What you need to do ::
Copy out every line of the data exactly.

Data lines ::

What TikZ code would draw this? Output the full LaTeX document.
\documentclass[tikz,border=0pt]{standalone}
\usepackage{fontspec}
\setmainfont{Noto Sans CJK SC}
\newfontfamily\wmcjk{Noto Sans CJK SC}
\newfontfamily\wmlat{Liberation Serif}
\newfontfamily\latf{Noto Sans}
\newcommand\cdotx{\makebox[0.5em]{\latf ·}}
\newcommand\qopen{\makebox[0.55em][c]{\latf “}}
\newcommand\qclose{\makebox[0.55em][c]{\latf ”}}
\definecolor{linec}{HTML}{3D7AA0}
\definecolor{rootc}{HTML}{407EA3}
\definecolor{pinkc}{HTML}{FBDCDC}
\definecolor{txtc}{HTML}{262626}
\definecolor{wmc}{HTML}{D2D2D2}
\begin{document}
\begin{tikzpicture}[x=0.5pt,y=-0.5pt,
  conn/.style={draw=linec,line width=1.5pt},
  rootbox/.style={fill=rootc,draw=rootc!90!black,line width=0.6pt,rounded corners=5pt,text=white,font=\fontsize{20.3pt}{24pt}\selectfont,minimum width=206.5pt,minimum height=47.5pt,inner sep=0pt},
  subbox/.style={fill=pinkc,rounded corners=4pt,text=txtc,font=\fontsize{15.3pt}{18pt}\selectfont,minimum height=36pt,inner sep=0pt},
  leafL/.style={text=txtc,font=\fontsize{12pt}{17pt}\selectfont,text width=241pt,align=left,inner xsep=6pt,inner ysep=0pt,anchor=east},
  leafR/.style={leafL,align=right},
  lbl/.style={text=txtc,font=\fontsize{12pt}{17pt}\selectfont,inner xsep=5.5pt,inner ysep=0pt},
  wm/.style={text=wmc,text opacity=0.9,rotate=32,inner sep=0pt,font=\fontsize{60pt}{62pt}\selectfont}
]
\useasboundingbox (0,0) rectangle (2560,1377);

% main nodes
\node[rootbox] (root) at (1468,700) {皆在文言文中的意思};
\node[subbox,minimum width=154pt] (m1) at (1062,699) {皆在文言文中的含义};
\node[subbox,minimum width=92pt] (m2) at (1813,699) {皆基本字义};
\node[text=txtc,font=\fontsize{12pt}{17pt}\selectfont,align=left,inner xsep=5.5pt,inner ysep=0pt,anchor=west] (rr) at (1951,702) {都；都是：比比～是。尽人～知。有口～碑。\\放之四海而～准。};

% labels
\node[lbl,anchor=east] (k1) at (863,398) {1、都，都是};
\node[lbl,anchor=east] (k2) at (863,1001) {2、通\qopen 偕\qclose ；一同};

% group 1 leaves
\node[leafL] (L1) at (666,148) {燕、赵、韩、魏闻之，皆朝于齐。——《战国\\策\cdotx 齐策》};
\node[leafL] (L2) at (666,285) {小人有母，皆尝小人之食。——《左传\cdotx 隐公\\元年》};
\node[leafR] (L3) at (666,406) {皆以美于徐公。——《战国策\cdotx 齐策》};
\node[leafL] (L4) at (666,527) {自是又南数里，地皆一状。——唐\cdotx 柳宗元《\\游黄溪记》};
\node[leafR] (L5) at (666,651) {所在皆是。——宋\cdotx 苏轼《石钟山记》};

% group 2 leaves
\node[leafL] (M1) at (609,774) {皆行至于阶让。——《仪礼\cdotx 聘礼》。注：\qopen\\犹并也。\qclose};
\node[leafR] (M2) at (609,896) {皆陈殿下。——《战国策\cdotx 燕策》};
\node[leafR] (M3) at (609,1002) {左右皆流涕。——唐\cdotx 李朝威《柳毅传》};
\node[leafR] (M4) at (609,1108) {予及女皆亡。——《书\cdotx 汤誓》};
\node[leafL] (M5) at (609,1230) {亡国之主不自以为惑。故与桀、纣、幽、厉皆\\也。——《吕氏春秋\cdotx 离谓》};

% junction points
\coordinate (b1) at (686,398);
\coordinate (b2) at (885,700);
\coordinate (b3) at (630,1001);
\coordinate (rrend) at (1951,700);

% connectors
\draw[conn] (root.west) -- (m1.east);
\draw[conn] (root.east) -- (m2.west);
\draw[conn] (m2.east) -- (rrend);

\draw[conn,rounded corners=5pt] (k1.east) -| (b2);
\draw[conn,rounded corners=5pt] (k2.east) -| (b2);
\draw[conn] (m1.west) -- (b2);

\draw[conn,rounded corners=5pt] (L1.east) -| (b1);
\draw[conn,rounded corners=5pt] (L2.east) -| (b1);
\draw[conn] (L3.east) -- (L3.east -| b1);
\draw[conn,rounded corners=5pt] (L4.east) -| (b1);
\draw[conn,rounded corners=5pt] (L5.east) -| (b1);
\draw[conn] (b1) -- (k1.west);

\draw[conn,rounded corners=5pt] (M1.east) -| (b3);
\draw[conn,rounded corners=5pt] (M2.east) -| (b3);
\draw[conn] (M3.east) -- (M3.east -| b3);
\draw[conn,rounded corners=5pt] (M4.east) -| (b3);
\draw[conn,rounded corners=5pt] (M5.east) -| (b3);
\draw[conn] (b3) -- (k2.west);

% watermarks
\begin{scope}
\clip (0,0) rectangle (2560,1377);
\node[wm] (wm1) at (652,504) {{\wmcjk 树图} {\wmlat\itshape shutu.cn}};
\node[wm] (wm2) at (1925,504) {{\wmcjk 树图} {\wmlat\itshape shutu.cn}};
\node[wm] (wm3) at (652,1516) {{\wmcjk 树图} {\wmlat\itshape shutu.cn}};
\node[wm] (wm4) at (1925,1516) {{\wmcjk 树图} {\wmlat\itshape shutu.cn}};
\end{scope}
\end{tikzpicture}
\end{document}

Written solution ::
What TikZ code would draw this? Output the full LaTeX document.
\documentclass[tikz,border=0pt]{standalone}
\usepackage{fontspec}
\setmainfont{Noto Sans CJK SC}
\newfontfamily\wmcjk{Noto Sans CJK SC}
\newfontfamily\wmlat{Liberation Serif}
\newfontfamily\latf{Noto Sans}
\newcommand\cdotx{\makebox[0.5em]{\latf ·}}
\newcommand\qopen{\makebox[0.55em][c]{\latf “}}
\newcommand\qclose{\makebox[0.55em][c]{\latf ”}}
\definecolor{linec}{HTML}{3D7AA0}
\definecolor{rootc}{HTML}{407EA3}
\definecolor{pinkc}{HTML}{FBDCDC}
\definecolor{txtc}{HTML}{262626}
\definecolor{wmc}{HTML}{D2D2D2}
\begin{document}
\begin{tikzpicture}[x=0.5pt,y=-0.5pt,
  conn/.style={draw=linec,line width=1.5pt},
  rootbox/.style={fill=rootc,draw=rootc!90!black,line width=0.6pt,rounded corners=5pt,text=white,font=\fontsize{20.3pt}{24pt}\selectfont,minimum width=206.5pt,minimum height=47.5pt,inner sep=0pt},
  subbox/.style={fill=pinkc,rounded corners=4pt,text=txtc,font=\fontsize{15.3pt}{18pt}\selectfont,minimum height=36pt,inner sep=0pt},
  leafL/.style={text=txtc,font=\fontsize{12pt}{17pt}\selectfont,text width=241pt,align=left,inner xsep=6pt,inner ysep=0pt,anchor=east},
  leafR/.style={leafL,align=right},
  lbl/.style={text=txtc,font=\fontsize{12pt}{17pt}\selectfont,inner xsep=5.5pt,inner ysep=0pt},
  wm/.style={text=wmc,text opacity=0.9,rotate=32,inner sep=0pt,font=\fontsize{60pt}{62pt}\selectfont}
]
\useasboundingbox (0,0) rectangle (2560,1377);

% main nodes
\node[rootbox] (root) at (1468,700) {皆在文言文中的意思};
\node[subbox,minimum width=154pt] (m1) at (1062,699) {皆在文言文中的含义};
\node[subbox,minimum width=92pt] (m2) at (1813,699) {皆基本字义};
\node[text=txtc,font=\fontsize{12pt}{17pt}\selectfont,align=left,inner xsep=5.5pt,inner ysep=0pt,anchor=west] (rr) at (1951,702) {都；都是：比比～是。尽人～知。有口～碑。\\放之四海而～准。};

% labels
\node[lbl,anchor=east] (k1) at (863,398) {1、都，都是};
\node[lbl,anchor=east] (k2) at (863,1001) {2、通\qopen 偕\qclose ；一同};

% group 1 leaves
\node[leafL] (L1) at (666,148) {燕、赵、韩、魏闻之，皆朝于齐。——《战国\\策\cdotx 齐策》};
\node[leafL] (L2) at (666,285) {小人有母，皆尝小人之食。——《左传\cdotx 隐公\\元年》};
\node[leafR] (L3) at (666,406) {皆以美于徐公。——《战国策\cdotx 齐策》};
\node[leafL] (L4) at (666,527) {自是又南数里，地皆一状。——唐\cdotx 柳宗元《\\游黄溪记》};
\node[leafR] (L5) at (666,651) {所在皆是。——宋\cdotx 苏轼《石钟山记》};

% group 2 leaves
\node[leafL] (M1) at (609,774) {皆行至于阶让。——《仪礼\cdotx 聘礼》。注：\qopen\\犹并也。\qclose};
\node[leafR] (M2) at (609,896) {皆陈殿下。——《战国策\cdotx 燕策》};
\node[leafR] (M3) at (609,1002) {左右皆流涕。——唐\cdotx 李朝威《柳毅传》};
\node[leafR] (M4) at (609,1108) {予及女皆亡。——《书\cdotx 汤誓》};
\node[leafL] (M5) at (609,1230) {亡国之主不自以为惑。故与桀、纣、幽、厉皆\\也。——《吕氏春秋\cdotx 离谓》};

% junction points
\coordinate (b1) at (686,398);
\coordinate (b2) at (885,700);
\coordinate (b3) at (630,1001);
\coordinate (rrend) at (1951,700);

% connectors
\draw[conn] (root.west) -- (m1.east);
\draw[conn] (root.east) -- (m2.west);
\draw[conn] (m2.east) -- (rrend);

\draw[conn,rounded corners=5pt] (k1.east) -| (b2);
\draw[conn,rounded corners=5pt] (k2.east) -| (b2);
\draw[conn] (m1.west) -- (b2);

\draw[conn,rounded corners=5pt] (L1.east) -| (b1);
\draw[conn,rounded corners=5pt] (L2.east) -| (b1);
\draw[conn] (L3.east) -- (L3.east -| b1);
\draw[conn,rounded corners=5pt] (L4.east) -| (b1);
\draw[conn,rounded corners=5pt] (L5.east) -| (b1);
\draw[conn] (b1) -- (k1.west);

\draw[conn,rounded corners=5pt] (M1.east) -| (b3);
\draw[conn,rounded corners=5pt] (M2.east) -| (b3);
\draw[conn] (M3.east) -- (M3.east -| b3);
\draw[conn,rounded corners=5pt] (M4.east) -| (b3);
\draw[conn,rounded corners=5pt] (M5.east) -| (b3);
\draw[conn] (b3) -- (k2.west);

% watermarks
\begin{scope}
\clip (0,0) rectangle (2560,1377);
\node[wm] (wm1) at (652,504) {{\wmcjk 树图} {\wmlat\itshape shutu.cn}};
\node[wm] (wm2) at (1925,504) {{\wmcjk 树图} {\wmlat\itshape shutu.cn}};
\node[wm] (wm3) at (652,1516) {{\wmcjk 树图} {\wmlat\itshape shutu.cn}};
\node[wm] (wm4) at (1925,1516) {{\wmcjk 树图} {\wmlat\itshape shutu.cn}};
\end{scope}
\end{tikzpicture}
\end{document}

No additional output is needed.